Review – Avengers: Disassembled
Publisher: Marvel Comics
Writer: Brian Michael Bendis
Penciller: David Finch
Inker: Danny Miki
Colourist: Frank D’Armata
Letterer: Albert Deschesne
Release Date: August 2004 – January 2005
Avengers: Disassembled is an infamous 2004 story arc written by Brian Michael Bendis. The story serves as somewhat of an ending to the early 2000’s Avengers line-up and it sets up a new beginning for the heroes involved.

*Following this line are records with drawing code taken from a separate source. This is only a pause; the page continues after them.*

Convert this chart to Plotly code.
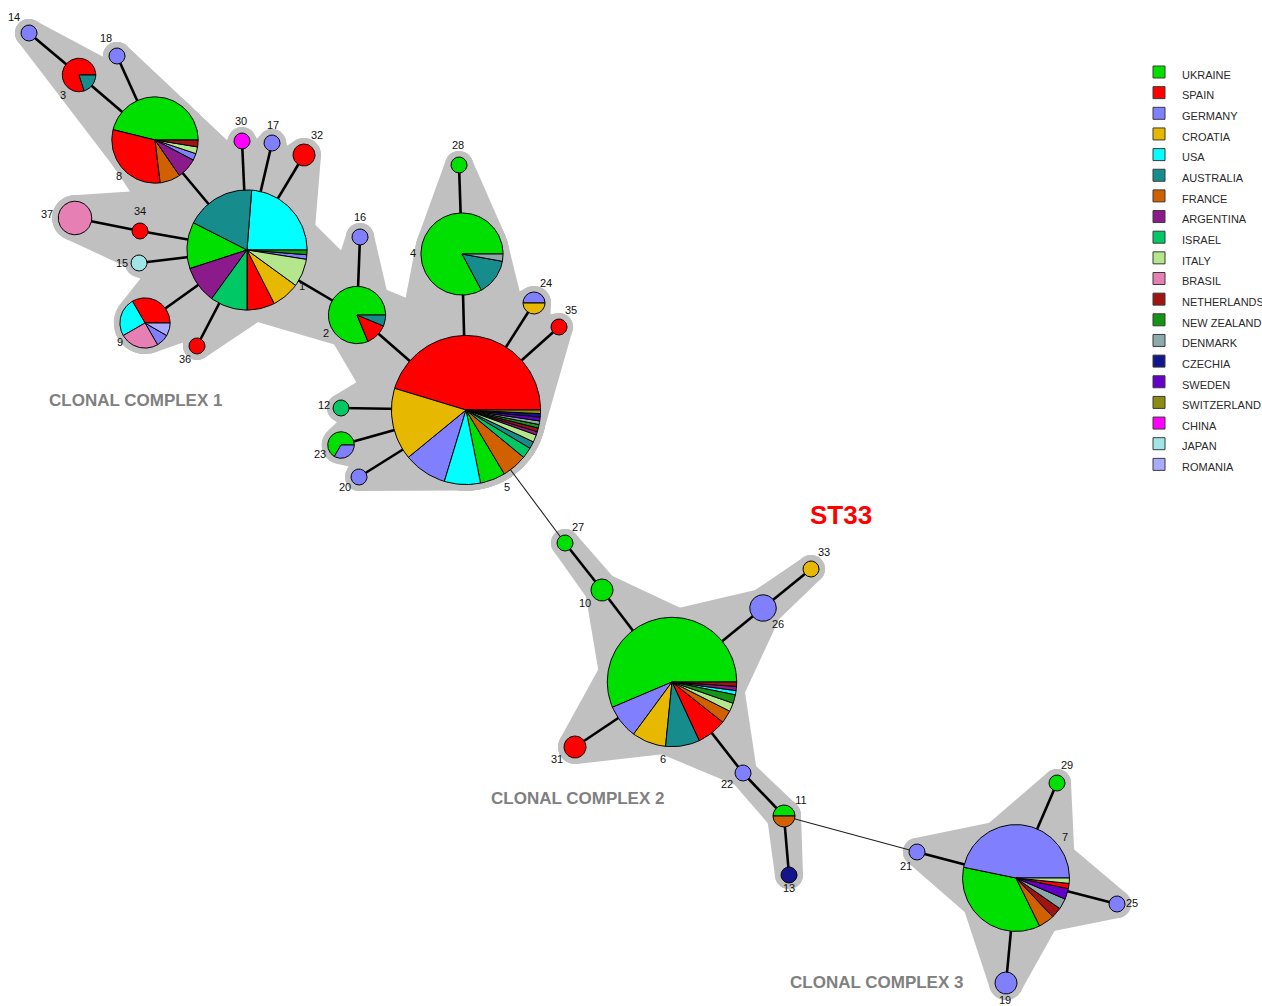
import math
import plotly.graph_objects as go

# ---------------------------------------------------------------- data
countries = ["UKRAINE", "SPAIN", "GERMANY", "CROATIA", "USA", "AUSTRALIA",
             "FRANCE", "ARGENTINA", "ISRAEL", "ITALY", "BRASIL", "NETHERLANDS",
             "NEW ZEALAND", "DENMARK", "CZECHIA", "SWEDEN", "SWITZERLAND",
             "CHINA", "JAPAN", "ROMANIA"]
country_colors = ["#00e000", "#ff0000", "#8080ff", "#e6b800", "#00ffff",
                  "#178c8c", "#d06000", "#8b1a8b", "#00c864", "#b4e68c",
                  "#e680b4", "#a01414", "#149614", "#8caaaa", "#14148c",
                  "#6400c8", "#8c8c14", "#ff00ff", "#a0e6e6", "#aaaaff"]

# isolates per sequence type, slices in drawing order
isolates = {
    1: [("USA", 19), ("AUSTRALIA", 15), ("UKRAINE", 10), ("ARGENTINA", 8),
        ("ISRAEL", 8), ("SPAIN", 6), ("CROATIA", 6), ("ITALY", 6),
        ("GERMANY", 1), ("NEW ZEALAND", 1)],
    2: [("UKRAINE", 13), ("SPAIN", 2), ("AUSTRALIA", 1)],
    3: [("SPAIN", 4), ("AUSTRALIA", 1)],
    4: [("UKRAINE", 29), ("AUSTRALIA", 5), ("DENMARK", 1)],
    5: [("SPAIN", 58), ("CROATIA", 20), ("GERMANY", 12), ("USA", 10),
        ("UKRAINE", 7), ("FRANCE", 7), ("ISRAEL", 3), ("AUSTRALIA", 2),
        ("ITALY", 2), ("ARGENTINA", 1), ("NETHERLANDS", 1), ("NEW ZEALAND", 1),
        ("DENMARK", 1), ("SWEDEN", 1), ("CZECHIA", 1), ("SWITZERLAND", 1)],
    6: [("UKRAINE", 53), ("GERMANY", 8), ("CROATIA", 8), ("AUSTRALIA", 8),
        ("SPAIN", 7), ("FRANCE", 3), ("ITALY", 2), ("NEW ZEALAND", 2),
        ("USA", 1), ("ARGENTINA", 1), ("NETHERLANDS", 1)],
    7: [("GERMANY", 29), ("UKRAINE", 22), ("FRANCE", 3), ("NETHERLANDS", 2),
        ("DENMARK", 2), ("SWEDEN", 2), ("SPAIN", 1), ("ITALY", 1)],
    8: [("UKRAINE", 18), ("SPAIN", 12), ("FRANCE", 3), ("ARGENTINA", 3),
        ("GERMANY", 1), ("ITALY", 1), ("NETHERLANDS", 1)],
    9: [("SPAIN", 4), ("USA", 3), ("BRASIL", 3), ("GERMANY", 1), ("ROMANIA", 1)],
    10: [("UKRAINE", 2)],
    11: [("UKRAINE", 1), ("FRANCE", 1)],
    12: [("ISRAEL", 1)],
    13: [("CZECHIA", 1)],
    14: [("GERMANY", 1)],
    15: [("JAPAN", 1)],
    16: [("GERMANY", 1)],
    17: [("GERMANY", 1)],
    18: [("GERMANY", 1)],
    19: [("GERMANY", 2)],
    20: [("GERMANY", 1)],
    21: [("GERMANY", 1)],
    22: [("GERMANY", 1)],
    23: [("UKRAINE", 2), ("GERMANY", 1)],
    24: [("GERMANY", 1), ("CROATIA", 1)],
    25: [("GERMANY", 1)],
    26: [("GERMANY", 3)],
    27: [("UKRAINE", 1)],
    28: [("UKRAINE", 1)],
    29: [("UKRAINE", 1)],
    30: [("CHINA", 1)],
    31: [("SPAIN", 2)],
    32: [("SPAIN", 2)],
    33: [("CROATIA", 1)],
    34: [("SPAIN", 1)],
    35: [("SPAIN", 1)],
    36: [("SPAIN", 1)],
    37: [("BRASIL", 5)],
}

# single-locus-variant links inside a clonal complex, and links between complexes
slv_links = [(14, 3), (3, 8), (18, 8), (8, 1), (30, 1), (17, 1), (32, 1),
             (34, 1), (37, 34), (15, 1), (9, 1), (36, 1), (1, 2), (16, 2),
             (2, 5), (28, 4), (4, 5), (24, 5), (35, 5), (12, 5), (23, 5),
             (20, 5), (27, 10), (10, 6), (33, 26), (26, 6), (31, 6), (22, 6),
             (11, 22), (13, 11), (21, 7), (29, 7), (25, 7), (19, 7)]
bridge_links = [(5, 27), (11, 21)]

complex_names = ["CLONAL COMPLEX 1", "CLONAL COMPLEX 2", "CLONAL COMPLEX 3"]
title_text = "ST33"

# ---------------------------------------------------------------- layout
W, H = 1262, 1006
node_pos = {
    1: (247, 250), 2: (357, 315), 3: (79, 75), 4: (462, 254), 5: (466, 410),
    6: (672, 682), 7: (1016, 878), 8: (155, 140), 9: (145, 323),
    10: (602, 590), 11: (784, 816), 12: (341, 408), 13: (789, 875),
    14: (29, 33), 15: (139, 263), 16: (360, 237), 17: (272, 143),
    18: (117, 56), 19: (1006, 983), 20: (359, 477), 21: (917, 852),
    22: (743, 773), 23: (341, 445), 24: (534, 303), 25: (1117, 904),
    26: (763, 608), 27: (565, 543), 28: (459, 165), 29: (1057, 783),
    30: (242, 141), 31: (575, 747), 32: (304, 155), 33: (811, 569),
    34: (140, 231), 35: (559, 327), 36: (197, 346), 37: (75, 218),
}
label_offset = {
    1: (55, 37), 2: (-31, 19), 3: (-16, 21), 4: (-49, 0), 5: (41, 78),
    6: (-9, 78), 7: (49, -40), 8: (-36, 37), 9: (-25, 20), 10: (-17, 14),
    11: (17, -15), 12: (-17, -2), 13: (0, 14), 14: (-15, -15), 15: (-17, 1),
    16: (0, -19), 17: (1, -17), 18: (-11, -17), 19: (-1, 18), 20: (-14, 11),
    21: (-11, 15), 22: (-16, 12), 23: (-21, 10), 24: (12, -19), 25: (15, 0),
    26: (15, 17), 27: (13, -15), 28: (-1, -19), 29: (10, -17), 30: (-1, -19),
    31: (-18, 13), 32: (13, -19), 33: (13, -16), 34: (0, -19), 35: (12, -16),
    36: (-12, 14), 37: (-28, -3),
}
# outer branches whose shading tapers straight into the grand-parent node
tapered_branches = [(18, 1), (14, 8), (37, 1)]
complex_label_pos = [(135, 400), (577, 798), (876, 982)]
HALO = "#c0c0c0"
HALO_PAD = 6
FONT = "Liberation Sans, Arial, sans-serif"
color_of = dict(zip(countries, country_colors))


def node_radius(total):
    return 8.0 * total ** 0.46


radius = {st: node_radius(sum(n for _, n in comp)) for st, comp in isolates.items()}


def arc(cx, cy, r, a0, a1, step=2.0):
    """Points along a circle, angles in degrees counter-clockwise from east."""
    k = max(2, int(abs(a1 - a0) / step) + 1)
    pts = []
    for i in range(k + 1):
        t = math.radians(a0 + (a1 - a0) * i / k)
        pts.append((cx + r * math.cos(t), cy - r * math.sin(t)))
    return pts


def tangent_hull(p1, r1, p2, r2, k=48):
    """Closed outline around two circles joined by their outer tangents."""
    (x1, y1), (x2, y2) = p1, p2
    d = math.hypot(x2 - x1, y2 - y1)
    phi = math.atan2(y2 - y1, x2 - x1)
    c = max(-0.999, min(0.999, (r1 - r2) / d))
    al = math.acos(c)
    pts = []
    for i in range(k + 1):
        t = phi + al + (2 * math.pi - 2 * al) * i / k
        pts.append((x1 + r1 * math.cos(t), y1 + r1 * math.sin(t)))
    for i in range(k + 1):
        t = phi - al + 2 * al * i / k
        pts.append((x2 + r2 * math.cos(t), y2 + r2 * math.sin(t)))
    return "M " + " L ".join(f"{x:.2f},{y:.2f}" for x, y in pts) + " Z"


fig = go.Figure()

# grey clonal-complex areas
shapes = []
for a, b in slv_links + tapered_branches:
    shapes.append(dict(type="path", path=tangent_hull(node_pos[a], radius[a] + HALO_PAD,
                                                      node_pos[b], radius[b] + HALO_PAD),
                       fillcolor=HALO, line=dict(width=0), layer="below",
                       xref="x", yref="y"))
for st, (x, y) in node_pos.items():
    R = radius[st] + HALO_PAD
    shapes.append(dict(type="circle", x0=x - R, x1=x + R, y0=y - R, y1=y + R,
                       fillcolor=HALO, line=dict(width=0), layer="below",
                       xref="x", yref="y"))


# links
def link_xy(links):
    xs, ys = [], []
    for a, b in links:
        xs += [node_pos[a][0], node_pos[b][0], None]
        ys += [node_pos[a][1], node_pos[b][1], None]
    return xs, ys


lx, ly = link_xy(slv_links)
fig.add_trace(go.Scatter(x=lx, y=ly, mode="lines", line=dict(color="black", width=2.6),
                         hoverinfo="skip", showlegend=False))
bx, by = link_xy(bridge_links)
fig.add_trace(go.Scatter(x=bx, y=by, mode="lines", line=dict(color="#202020", width=1.1),
                         hoverinfo="skip", showlegend=False))

# pie nodes: one trace per country, wedges separated by gaps
wedge_x = {c: [] for c in countries}
wedge_y = {c: [] for c in countries}
for st, comp in isolates.items():
    cx, cy = node_pos[st]
    total = sum(n for _, n in comp)
    r = radius[st]
    start = 0.0
    for country, n in comp:
        sweep = 360.0 * n / total
        pts = arc(cx, cy, r, start, start + sweep)
        if len(comp) > 1:
            pts = [(cx, cy)] + pts + [(cx, cy)]
        wedge_x[country] += [p[0] for p in pts] + [None]
        wedge_y[country] += [p[1] for p in pts] + [None]
        start += sweep

for country in countries:
    if not wedge_x[country]:
        continue
    fig.add_trace(go.Scatter(x=wedge_x[country], y=wedge_y[country], mode="lines",
                             fill="toself", fillcolor=color_of[country],
                             line=dict(color="black", width=1),
                             hoverinfo="skip", showlegend=False, name=country))

# ST numbers
sts = list(node_pos.keys())
fig.add_trace(go.Scatter(
    x=[node_pos[s][0] + label_offset[s][0] for s in sts],
    y=[node_pos[s][1] + label_offset[s][1] for s in sts],
    text=[str(s) for s in sts], mode="text",
    textfont=dict(family=FONT, size=11, color="#111111"),
    hoverinfo="skip", showlegend=False))

# legend
legend_y = [72 + 20.65 * i for i in range(len(countries))]
fig.add_trace(go.Scatter(
    x=[1159] * len(countries), y=legend_y, mode="markers",
    marker=dict(symbol="square", size=12, color=country_colors,
                line=dict(color="#3a3a3a", width=1)),
    hoverinfo="skip", showlegend=False))
fig.add_trace(go.Scatter(
    x=[1182] * len(countries), y=[v + 4 for v in legend_y], text=countries,
    mode="text", textposition="middle right", cliponaxis=False,
    textfont=dict(family=FONT, size=11, color="#2a2a2a"),
    hoverinfo="skip", showlegend=False))

annotations = []
for name, (x, y) in zip(complex_names, complex_label_pos):
    annotations.append(dict(x=x, y=y, xref="x", yref="y", text=f"<b>{name}</b>",
                            showarrow=False, font=dict(family=FONT, size=17, color="#808080")))
annotations.append(dict(x=841, y=515, xref="x", yref="y", text=f"<b>{title_text}</b>",
                        showarrow=False, font=dict(family=FONT, size=26, color="#ff0000")))

fig.update_layout(
    width=W, height=H, autosize=False,
    margin=dict(l=0, r=0, t=0, b=0, pad=0),
    paper_bgcolor="white", plot_bgcolor="white",
    xaxis=dict(range=[0, W], visible=False, fixedrange=True),
    yaxis=dict(range=[H, 0], visible=False, fixedrange=True),
    shapes=shapes, annotations=annotations, showlegend=False,
)

fig.write_html("out.html")
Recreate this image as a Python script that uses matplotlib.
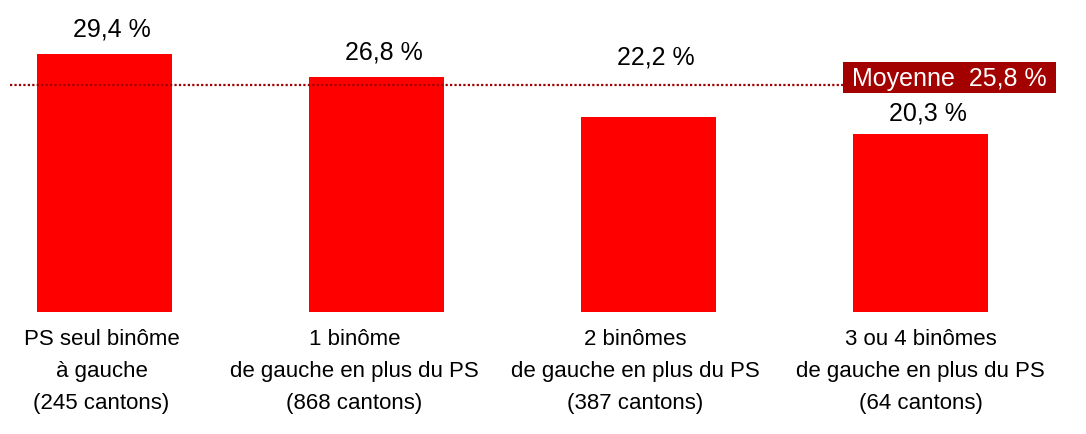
import matplotlib
matplotlib.use("Agg")
import matplotlib.pyplot as plt
from matplotlib.patches import Rectangle

categories = [
    "PS seul binôme\nà gauche\n(245 cantons)",
    "1 binôme\nde gauche en plus du PS\n(868 cantons)",
    "2 binômes\nde gauche en plus du PS\n(387 cantons)",
    "3 ou 4 binômes\nde gauche en plus du PS\n(64 cantons)",
]
values = [29.4, 26.8, 22.2, 20.3]
value_labels = ["29,4 %", "26,8 %", "22,2 %", "20,3 %"]
mean_value = 25.8
mean_label = "Moyenne  25,8 %"

font = "Liberation Sans"

W, H = 1086, 435
fig = plt.figure(figsize=(W / 100, H / 100), dpi=100)
ax = fig.add_axes([0, 0, 1, 1])

# pixel layout mapping: bar centres at 104.5 + 272*i, baseline at y=313 px
px_per_unit = 8.78
ax.set_xlim(-104.5 / 272, (W - 104.5) / 272)
ax.set_ylim(-(H - 313) / px_per_unit, 313 / px_per_unit)
ax.axis("off")

x = list(range(len(values)))
ax.bar(x, values, width=0.496, color="#FF0000", zorder=2)

# mean dotted line
x_left = -104.5 / 272 + 10 / 272
x_right = (843 - 104.5) / 272
ax.plot([x_left, x_right], [mean_value, mean_value], linestyle=(0, (1, 1)),
        color="#A00000", linewidth=1.6, zorder=3)

# mean box label
bx0, bx1, by0, by1 = 843 / W, 1056 / W, 1 - 94 / H, 1 - 63 / H
ax.add_patch(Rectangle((bx0, by0), bx1 - bx0, by1 - by0, transform=ax.transAxes,
                       facecolor="#A30000", edgecolor="none", zorder=4))
ax.text((bx0 + bx1) / 2, (by0 + by1) / 2, mean_label,
        transform=ax.transAxes, ha="center", va="center", color="white",
        fontsize=18, family=font, zorder=5)

# value labels (offset above bar top, in pixels)
label_dy = [25, 25, 61, 21]
for i, (v, lab) in enumerate(zip(values, value_labels)):
    ax.annotate(lab, xy=(i, v), xytext=(7, label_dy[i]), textcoords="offset pixels",
                ha="center", va="center", fontsize=18, family=font, color="black")

# category labels
cat_dx = [-3, -22, -13, 0]
for i, cat in enumerate(categories):
    ax.annotate(cat, xy=(i, 0), xytext=(cat_dx[i], -16), textcoords="offset pixels",
                ha="center", va="top", fontsize=16, family=font, color="black",
                linespacing=1.68)

fig.savefig("out.png", dpi=100)
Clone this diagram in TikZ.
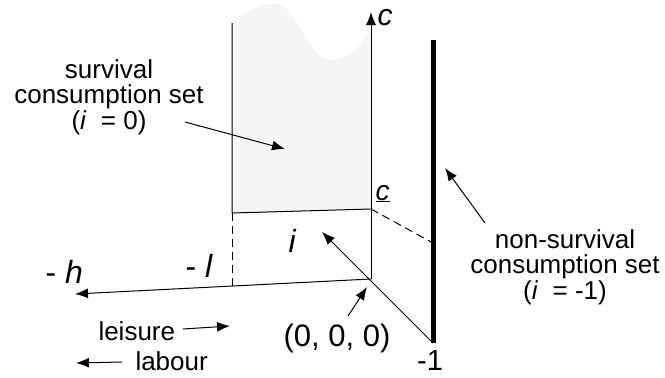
\documentclass[tikz,border=0pt]{standalone}
\usepackage{fontspec}
\setmainfont{Liberation Sans}
\usetikzlibrary{arrows.meta}
\begin{document}
\begin{tikzpicture}[x=1pt, y=-1pt, line width=1pt, line join=round, >={Latex[length=13pt,width=10pt]},
	txt/.style={font=\fontsize{26}{25.5}\selectfont, align=center, inner sep=0pt},
	axlbl/.style={font=\fontsize{31}{31}\selectfont, inner sep=0pt},
	dsh/.style={dash pattern=on 8pt off 5pt}]
	\useasboundingbox (0,0) rectangle (665,378);
	
	% cac diem chinh
	\coordinate (O) at (371,279);
	\coordinate (ctop) at (371,12);
	\coordinate (htip) at (75,294);
	\coordinate (m1) at (433,343);
	\coordinate (itip) at (322,232);
	\coordinate (cmin) at (371,209);
	\coordinate (lc) at (232,213);
	\coordinate (ltop) at (232,23);
	\coordinate (lh) at (232,286);
	\coordinate (ntop) at (433,40);
	\coordinate (nc) at (433,243);
	
	% tap tieu dung song sot (to mau)
	\fill[black!4] (lc) -- (ltop) .. controls (250,8) and (266,2) .. (278,4)
		.. controls (296,7) and (310,60) .. (330,60)
		.. controls (350,60) and (366,42) .. (371,25) -- (cmin) -- cycle;
	
	% cac truc
	\draw[->] (O) -- (ctop);
	\draw[->] (O) -- (htip);
	\draw[->] (m1) -- (itip);
	\draw (ltop) -- (lc) -- (cmin);
	\draw[dsh] (lc) -- (lh);
	\draw[dsh] (cmin) -- (nc);
	\draw[line width=5pt] (ntop) -- (m1);
	
	% nhan truc
	\node[axlbl, anchor=base west, font=\fontsize{30}{30}\selectfont] (clbl) at (377,25) {\textit{c}};
	\node[axlbl, anchor=base west, font=\fontsize{28}{28}\selectfont] (cbar) at (375,200) {\underline{\textit{c}}};
	\node[axlbl, anchor=base west, font=\fontsize{32}{32}\selectfont] (ilbl) at (288,252) {\textit{i}};
	\node[axlbl, anchor=base west, font=\fontsize{32}{32}\selectfont] (hlbl) at (45,283) {- \textit{h}};
	\node[axlbl, anchor=base west, font=\fontsize{32}{32}\selectfont] (llbl) at (185,277) {- \textit{l}};
	\node[axlbl] (orig) at (337,338) {(0, 0, 0)};
	\node[axlbl, font=\fontsize{29}{29}\selectfont] (mone) at (430,361) {-1};
	
	% chu thich
	\node[txt] (surv) at (109,97) {survival\\consumption set\\(\textit{i}\ \ = 0)};
	\node[txt] (nonsurv) at (565,267) {non-survival\\consumption set\\(\textit{i}\ \ = -1)};
	\node[txt, anchor=base west] (leis) at (98,340) {leisure};
	\node[txt, anchor=base west] (lab) at (135,370) {labour};
	
	% mui ten chu thich
	\coordinate (s0) at (185,122);
	\coordinate (s1) at (285,149);
	\coordinate (n0) at (485,223);
	\coordinate (n1) at (445,168);
	\coordinate (o0) at (348,316);
	\coordinate (o1) at (367,287);
	\coordinate (le0) at (183,329);
	\coordinate (le1) at (230,326);
	\coordinate (la0) at (122,362);
	\coordinate (la1) at (76,363);
	\draw[->] (s0) -- (s1);
	\draw[->] (n0) -- (n1);
	\draw[->] (o0) -- (o1);
	\draw[->] (le0) -- (le1);
	\draw[->] (la0) -- (la1);
\end{tikzpicture}
\end{document}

The story is notoriously controversial for its callously brutal treatment of some fan favourite characters, which was a big deal at the time due to the repercussions it caused within the larger Marvel universe.
I didn’t read the arc when it was released in 2004, instead first reading it in trade paperback form ten years later in 2014. This is perhaps why I actually really enjoyed this book upon first reading it and still enjoy it today. I believe at the time when this was the current Avengers line-up, people took the handling of their characters more personally; whereas with the benefit of hindsight and where the characters are at today, it is easier to see them through a more detached historical lens. However, that’s not to say that the book is perfect.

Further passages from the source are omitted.